Label ‘Forma 8, New Burlington Street.W.’
Worn over a dress or blouse and skirt, an overall like this one provided protection for the kind of work or pastime that did not involve getting dirty. It shows the influence of artistic dress in its stylised hand embroidery, the subtle shades of its shot fabric, and the loose, simple style and construction that evoke the dress of the Middle Ages. Little appears to be known of Forma, a dressmaking establishment in the Mayfair area of London that probably specialised in garments of this ‘arty’ type. The Victoria and Albert Museum owns a Forma outfit of circa 1905 that comprises a long loose silk underdress below an embroidered velvet tabard which are distinctly medieval in style (http://collections.vam.ac.uk/item/O74916/dress-forma/).
A very similar loose overall with embroidery at the neckline and shoulders, probably designed by the dressmaker Amy Kotze, was displayed at the Women’s Social and Political Union Exhibition of 1909, and can be seen on the second mannequin from the left in a photograph taken by Christina Broom (https://collections.museumoflondon.org.uk/online/object/436965.html) . The WSPU’s founder Emmeline Pankhurst and her daughters are known to have dressed in garments of an artistic character as did Mrs Millicent Garrett Fawcett, leader of the National Union of Women’s Suffrage Societies.

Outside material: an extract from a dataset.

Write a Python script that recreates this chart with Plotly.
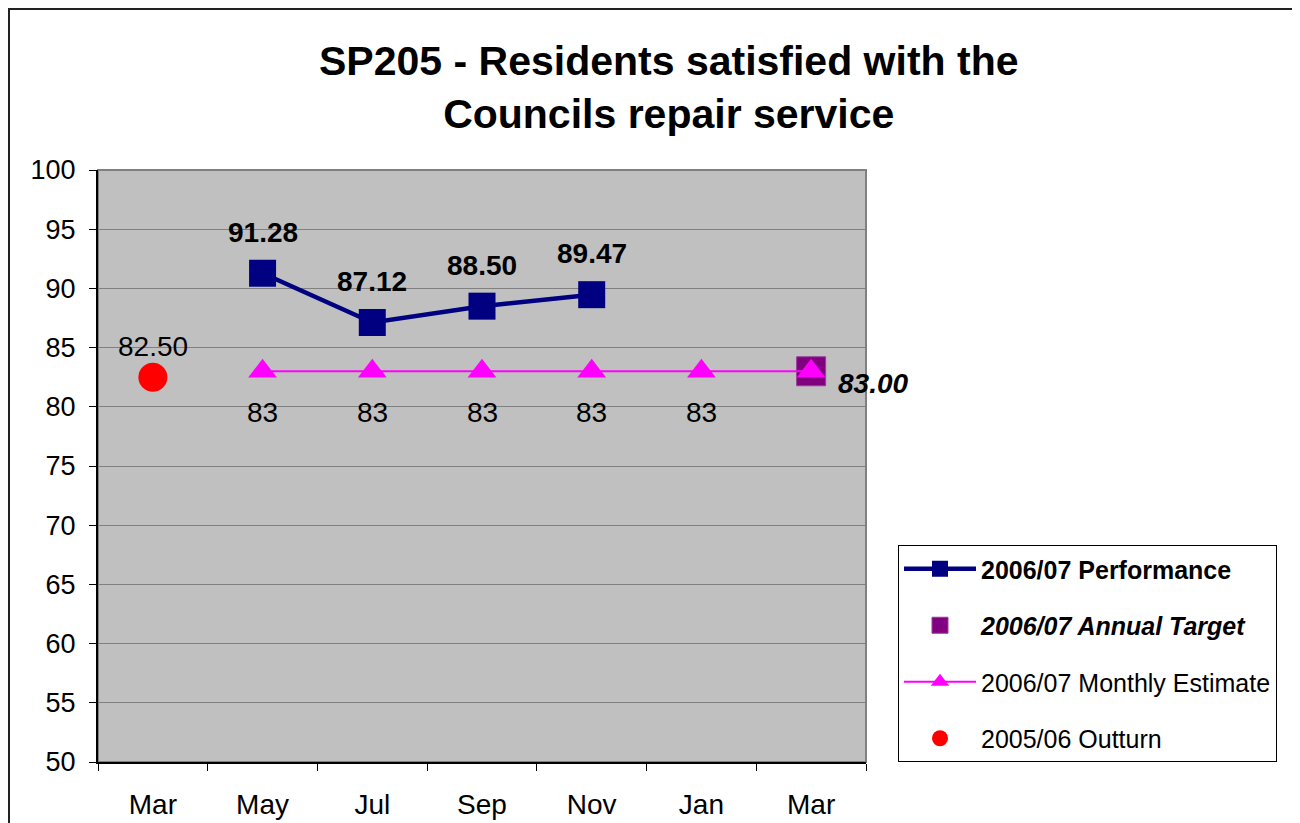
import plotly.graph_objects as go

# category labels (first "Mar" is the 2005/06 year end, last is 2006/07 year end)
months = ["Mar", "May", "Jul", "Sep", "Nov", "Jan", "Mar"]
pos = list(range(len(months)))

outturn_x = [0]
outturn_y = [82.50]

perf_x = [1, 2, 3, 4]
perf_y = [91.28, 87.12, 88.50, 89.47]

estimate_x = [1, 2, 3, 4, 5, 6]
estimate_y = [83, 83, 83, 83, 83, 83]
estimate_lbl = ["83", "83", "83", "83", "83", ""]

target_x = [6]
target_y = [83.00]

FONT = "Liberation Sans, Arial, sans-serif"

# page body has an 8px margin, so the figure is laid out in its own coords
W, H = 1292, 815
L, T, PW, PH = 90, 162, 768, 592

fig = go.Figure()

fig.add_trace(go.Scatter(
    x=perf_x, y=perf_y, mode="lines+markers",
    name="<b>2006/07 Performance</b>", legendgroup="a",
    line=dict(color="#000080", width=4.5),
    marker=dict(symbol="square", size=27, color="#000080"),
))
fig.add_trace(go.Scatter(
    x=target_x, y=target_y, mode="markers",
    name="<b><i>2006/07 Annual Target</i></b>", legendgroup="b",
    marker=dict(symbol="square", size=29, color="#800080",
                line=dict(color="#9a3d9a", width=1)),
))
fig.add_trace(go.Scatter(
    x=estimate_x, y=estimate_y, mode="lines+markers",
    name="2006/07 Monthly Estimate", legendgroup="c",
    line=dict(color="#FF00FF", width=2),
    marker=dict(symbol="triangle-up", size=25, color="#FF00FF"),
))
fig.add_trace(go.Scatter(
    x=outturn_x, y=outturn_y, mode="markers",
    name="2005/06 Outturn", legendgroup="d",
    marker=dict(symbol="circle", size=29, color="#FF0000"),
))

# data labels
for x, y in zip(perf_x, perf_y):
    fig.add_annotation(x=x, y=y, text=f"<b>{y:.2f}</b>", showarrow=False,
                       yshift=41, font=dict(size=28, color="black", family=FONT))
for x, y, t in zip(estimate_x, estimate_y, estimate_lbl):
    if t:
        fig.add_annotation(x=x, y=y, text=t, showarrow=False,
                           yshift=-41, font=dict(size=28, color="black", family=FONT))
for x, y in zip(outturn_x, outturn_y):
    fig.add_annotation(x=x, y=y, text=f"{y:.2f}", showarrow=False,
                       yshift=31, font=dict(size=28, color="black", family=FONT))
for x, y in zip(target_x, target_y):
    fig.add_annotation(x=x, y=y, text=f"<b><i>{y:.2f}</i></b>", showarrow=False,
                       xanchor="left", xshift=25, yshift=-12,
                       font=dict(size=28, color="black", family=FONT))

# title
fig.add_annotation(
    xref="paper", yref="paper", x=(660 - L) / PW, y=(T + PH - 80) / PH,
    text="<b>SP205 - Residents satisfied with the<br>Councils repair service</b>",
    showarrow=False, xanchor="center", yanchor="middle",
    font=dict(size=41, color="black", family=FONT),
)

# outer chart border and plot-area frame
fig.add_shape(type="rect", xref="paper", yref="paper",
              x0=(1 - L) / PW, x1=1.8, y0=-0.3, y1=(T + PH - 1) / PH,
              line=dict(color="#222222", width=2))
fig.add_shape(type="rect", xref="paper", yref="paper", x0=0, x1=1, y0=0, y1=1,
              line=dict(color="#808080", width=2), layer="below")

fig.update_layout(
    width=W, height=H,
    margin=dict(l=L, r=W - L - PW, t=T, b=H - T - PH),
    paper_bgcolor="white", plot_bgcolor="#C0C0C0",
    font=dict(family=FONT, size=24, color="black"),
    showlegend=True,
    legend=dict(
        x=(890 - L) / PW, y=0, xanchor="left", yanchor="bottom",
        bgcolor="white", bordercolor="black", borderwidth=1,
        font=dict(size=25, family=FONT, color="black"),
        traceorder="grouped", tracegroupgap=21, itemwidth=72,
    ),
)

fig.update_xaxes(
    range=[-0.5, 6.5], tickmode="array", tickvals=pos, ticktext=months,
    ticks="outside", ticklen=16, tickcolor="rgba(0,0,0,0)",
    showgrid=False, zeroline=False, automargin=False,
    showline=True, linecolor="black", linewidth=2,
    tickfont=dict(size=28),
    minor=dict(tickmode="array", tickvals=[p - 0.5 for p in pos] + [6.5],
               ticks="outside", ticklen=7, tickcolor="black", tickwidth=1,
               showgrid=False),
)
fig.update_yaxes(
    range=[50, 100], dtick=5, tick0=50,
    ticks="outside", ticklen=7, tickcolor="black",
    showgrid=True, gridcolor="#808080", gridwidth=1,
    zeroline=False, showline=True, linecolor="black", linewidth=2,
    automargin=False,
    tickfont=dict(size=27), ticklabelstandoff=8,
)

fig.write_html("out.html")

With the passage of time the artistic and political connotations gave way to more prosaic use. In her autobiography Selective Memory of 2007, the journalist Katharine Whitehorn recalls her schooldays at Roedean in the 1940s, ‘There was a tendency to keep up pre-war traditions: the uniform was a strange navy garment called a djibbah, a loose tunic with a V-shaped inset at the neck … In the evening you changed into another one made of velvet or silk with embroidery in the V’. The woven name tape in the Forma overall suggests that it may also have been worn by a college student or school pupil at some stage of its life.